SUPPLIED RECORDS:
** Begin **

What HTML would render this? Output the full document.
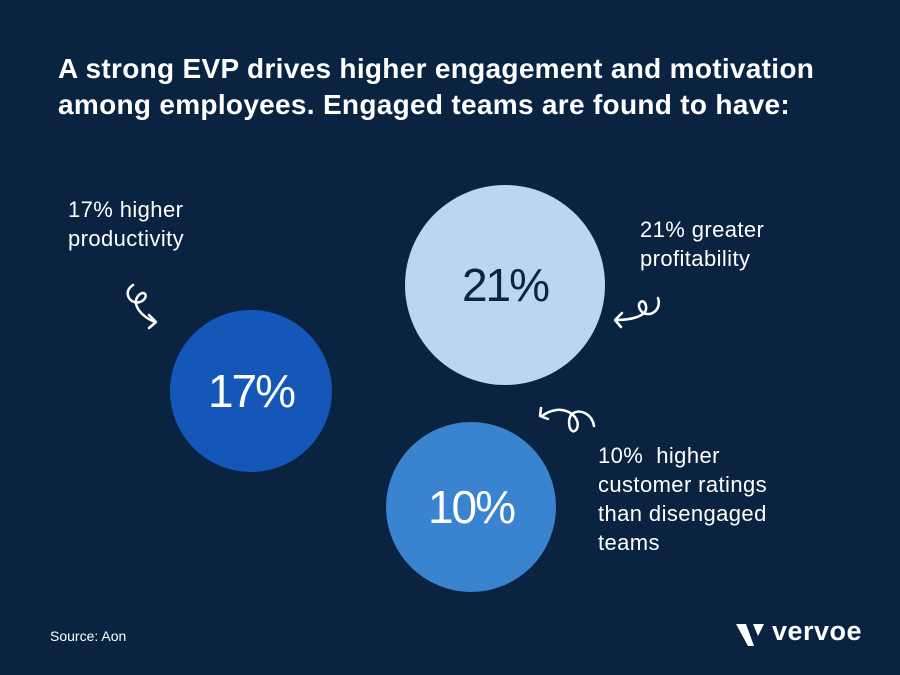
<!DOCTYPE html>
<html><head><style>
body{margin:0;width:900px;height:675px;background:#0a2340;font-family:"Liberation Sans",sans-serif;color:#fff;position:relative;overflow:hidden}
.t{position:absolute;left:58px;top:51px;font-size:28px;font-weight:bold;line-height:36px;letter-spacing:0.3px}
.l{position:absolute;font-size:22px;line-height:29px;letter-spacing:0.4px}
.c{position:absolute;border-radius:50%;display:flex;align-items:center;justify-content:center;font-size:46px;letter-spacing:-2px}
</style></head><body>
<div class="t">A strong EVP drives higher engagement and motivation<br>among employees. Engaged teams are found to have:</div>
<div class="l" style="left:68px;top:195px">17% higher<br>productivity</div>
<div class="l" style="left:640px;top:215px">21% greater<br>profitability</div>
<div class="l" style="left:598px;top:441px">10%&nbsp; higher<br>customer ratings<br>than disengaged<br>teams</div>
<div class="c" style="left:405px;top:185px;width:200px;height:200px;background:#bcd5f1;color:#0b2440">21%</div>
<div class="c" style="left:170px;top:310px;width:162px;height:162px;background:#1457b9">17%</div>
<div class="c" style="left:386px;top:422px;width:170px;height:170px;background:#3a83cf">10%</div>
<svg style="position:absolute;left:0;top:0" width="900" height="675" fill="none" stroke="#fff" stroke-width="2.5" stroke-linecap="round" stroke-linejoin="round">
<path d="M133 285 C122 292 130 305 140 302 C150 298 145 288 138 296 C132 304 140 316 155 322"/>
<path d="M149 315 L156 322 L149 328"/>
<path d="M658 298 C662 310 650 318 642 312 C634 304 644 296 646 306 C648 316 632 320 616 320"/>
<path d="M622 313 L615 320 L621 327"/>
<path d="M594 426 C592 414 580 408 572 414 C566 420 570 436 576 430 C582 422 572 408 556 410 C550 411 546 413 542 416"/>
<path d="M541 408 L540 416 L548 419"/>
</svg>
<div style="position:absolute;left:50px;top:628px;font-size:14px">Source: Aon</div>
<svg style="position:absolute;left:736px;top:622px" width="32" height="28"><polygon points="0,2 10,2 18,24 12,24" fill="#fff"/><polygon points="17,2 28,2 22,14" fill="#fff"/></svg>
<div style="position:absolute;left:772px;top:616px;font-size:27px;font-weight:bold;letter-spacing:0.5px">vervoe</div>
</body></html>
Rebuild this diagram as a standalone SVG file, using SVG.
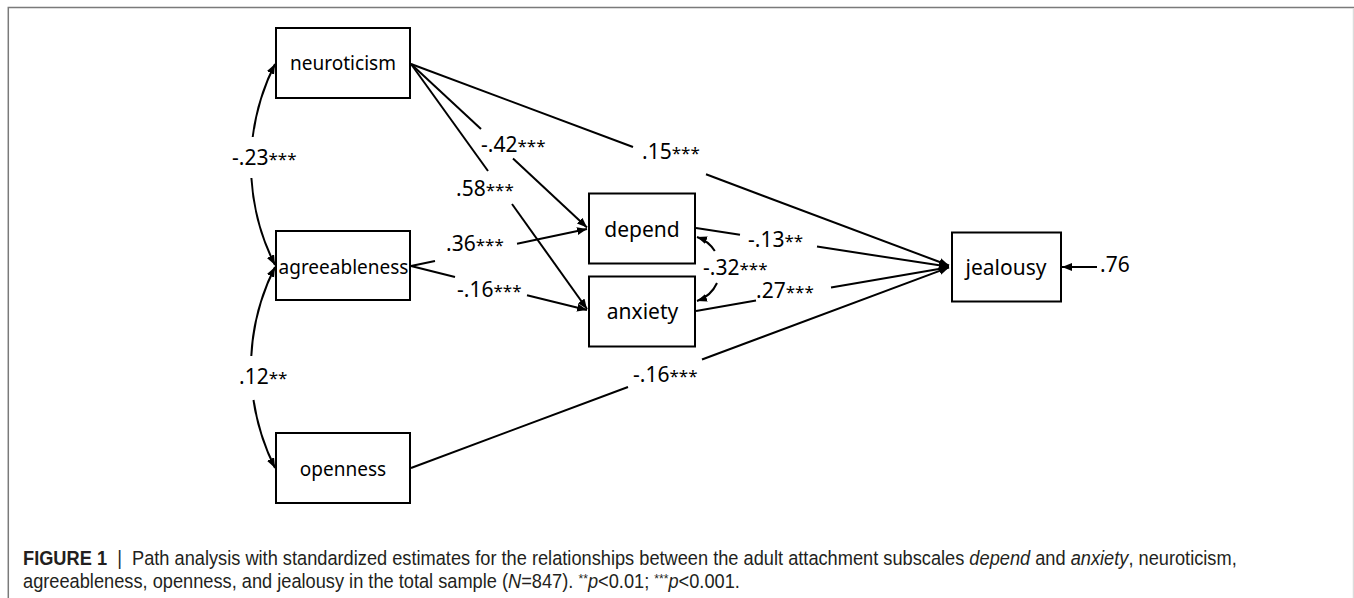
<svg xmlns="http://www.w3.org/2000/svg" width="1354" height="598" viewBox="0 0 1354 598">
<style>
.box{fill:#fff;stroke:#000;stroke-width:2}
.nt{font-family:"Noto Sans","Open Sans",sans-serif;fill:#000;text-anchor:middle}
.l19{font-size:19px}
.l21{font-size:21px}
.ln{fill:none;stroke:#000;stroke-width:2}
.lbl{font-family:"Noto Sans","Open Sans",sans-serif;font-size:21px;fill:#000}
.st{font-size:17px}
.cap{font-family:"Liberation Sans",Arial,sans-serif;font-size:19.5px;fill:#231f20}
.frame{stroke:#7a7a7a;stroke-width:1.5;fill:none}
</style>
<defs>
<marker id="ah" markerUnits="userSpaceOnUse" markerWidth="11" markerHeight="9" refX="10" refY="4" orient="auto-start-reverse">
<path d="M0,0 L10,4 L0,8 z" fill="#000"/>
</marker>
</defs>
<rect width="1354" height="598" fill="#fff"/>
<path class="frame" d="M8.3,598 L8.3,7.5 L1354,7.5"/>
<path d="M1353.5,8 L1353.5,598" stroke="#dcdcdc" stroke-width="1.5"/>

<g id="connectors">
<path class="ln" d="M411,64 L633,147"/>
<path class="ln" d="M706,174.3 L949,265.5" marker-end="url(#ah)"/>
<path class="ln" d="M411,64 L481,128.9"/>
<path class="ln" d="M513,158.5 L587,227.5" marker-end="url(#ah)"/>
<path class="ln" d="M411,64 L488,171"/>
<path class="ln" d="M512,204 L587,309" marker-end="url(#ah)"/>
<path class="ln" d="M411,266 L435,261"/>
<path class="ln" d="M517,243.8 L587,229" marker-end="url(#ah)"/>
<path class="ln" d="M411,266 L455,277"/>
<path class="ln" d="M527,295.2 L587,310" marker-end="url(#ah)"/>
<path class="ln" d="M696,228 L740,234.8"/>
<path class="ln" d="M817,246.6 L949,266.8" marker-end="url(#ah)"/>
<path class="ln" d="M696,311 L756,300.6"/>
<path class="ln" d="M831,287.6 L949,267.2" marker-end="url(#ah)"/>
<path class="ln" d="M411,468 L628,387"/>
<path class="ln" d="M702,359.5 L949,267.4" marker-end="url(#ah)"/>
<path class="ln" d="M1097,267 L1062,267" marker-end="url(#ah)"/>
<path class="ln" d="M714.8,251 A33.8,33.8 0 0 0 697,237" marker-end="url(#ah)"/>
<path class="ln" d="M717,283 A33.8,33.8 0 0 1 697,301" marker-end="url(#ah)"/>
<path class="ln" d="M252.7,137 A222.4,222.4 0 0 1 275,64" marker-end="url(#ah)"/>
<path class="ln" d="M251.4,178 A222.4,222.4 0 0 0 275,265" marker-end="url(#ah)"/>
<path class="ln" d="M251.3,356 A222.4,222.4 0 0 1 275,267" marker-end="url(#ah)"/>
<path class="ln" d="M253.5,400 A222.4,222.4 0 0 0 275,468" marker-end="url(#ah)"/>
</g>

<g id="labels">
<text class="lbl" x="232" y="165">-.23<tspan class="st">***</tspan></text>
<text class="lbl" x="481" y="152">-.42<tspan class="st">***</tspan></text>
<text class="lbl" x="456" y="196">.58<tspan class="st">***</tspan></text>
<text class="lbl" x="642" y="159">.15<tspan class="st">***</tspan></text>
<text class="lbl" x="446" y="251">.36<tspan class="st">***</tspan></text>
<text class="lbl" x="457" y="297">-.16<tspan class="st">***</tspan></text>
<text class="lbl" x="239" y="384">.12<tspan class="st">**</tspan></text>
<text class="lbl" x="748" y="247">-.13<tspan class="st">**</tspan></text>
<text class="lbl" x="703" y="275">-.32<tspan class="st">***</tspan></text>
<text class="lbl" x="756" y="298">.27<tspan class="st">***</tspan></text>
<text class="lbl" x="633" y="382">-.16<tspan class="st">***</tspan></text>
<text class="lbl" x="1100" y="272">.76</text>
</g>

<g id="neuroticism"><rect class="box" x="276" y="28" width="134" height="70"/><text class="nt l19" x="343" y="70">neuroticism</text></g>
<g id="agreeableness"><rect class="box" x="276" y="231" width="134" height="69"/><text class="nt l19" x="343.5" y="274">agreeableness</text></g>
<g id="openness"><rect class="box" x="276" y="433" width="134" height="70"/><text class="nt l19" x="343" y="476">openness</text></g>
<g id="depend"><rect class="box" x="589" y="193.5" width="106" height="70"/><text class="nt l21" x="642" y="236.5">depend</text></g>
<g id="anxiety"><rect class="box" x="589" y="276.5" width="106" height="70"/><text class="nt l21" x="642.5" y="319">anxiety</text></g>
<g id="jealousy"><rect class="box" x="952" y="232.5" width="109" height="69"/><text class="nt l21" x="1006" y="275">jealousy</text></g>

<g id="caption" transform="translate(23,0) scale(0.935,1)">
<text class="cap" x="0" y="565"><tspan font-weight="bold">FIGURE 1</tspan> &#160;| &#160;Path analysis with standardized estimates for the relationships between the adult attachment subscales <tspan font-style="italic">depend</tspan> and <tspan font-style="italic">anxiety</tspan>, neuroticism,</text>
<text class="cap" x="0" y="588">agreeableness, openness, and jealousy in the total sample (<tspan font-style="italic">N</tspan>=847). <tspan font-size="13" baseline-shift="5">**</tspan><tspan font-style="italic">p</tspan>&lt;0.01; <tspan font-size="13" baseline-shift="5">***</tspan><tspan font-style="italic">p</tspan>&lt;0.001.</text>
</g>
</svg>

** End **

REQUEST: Only lines with the word "this" should be collected from the material.

WRITTEN ANSWER:
What HTML would render this? Output the full document.
Rebuild this diagram as a standalone SVG file, using SVG.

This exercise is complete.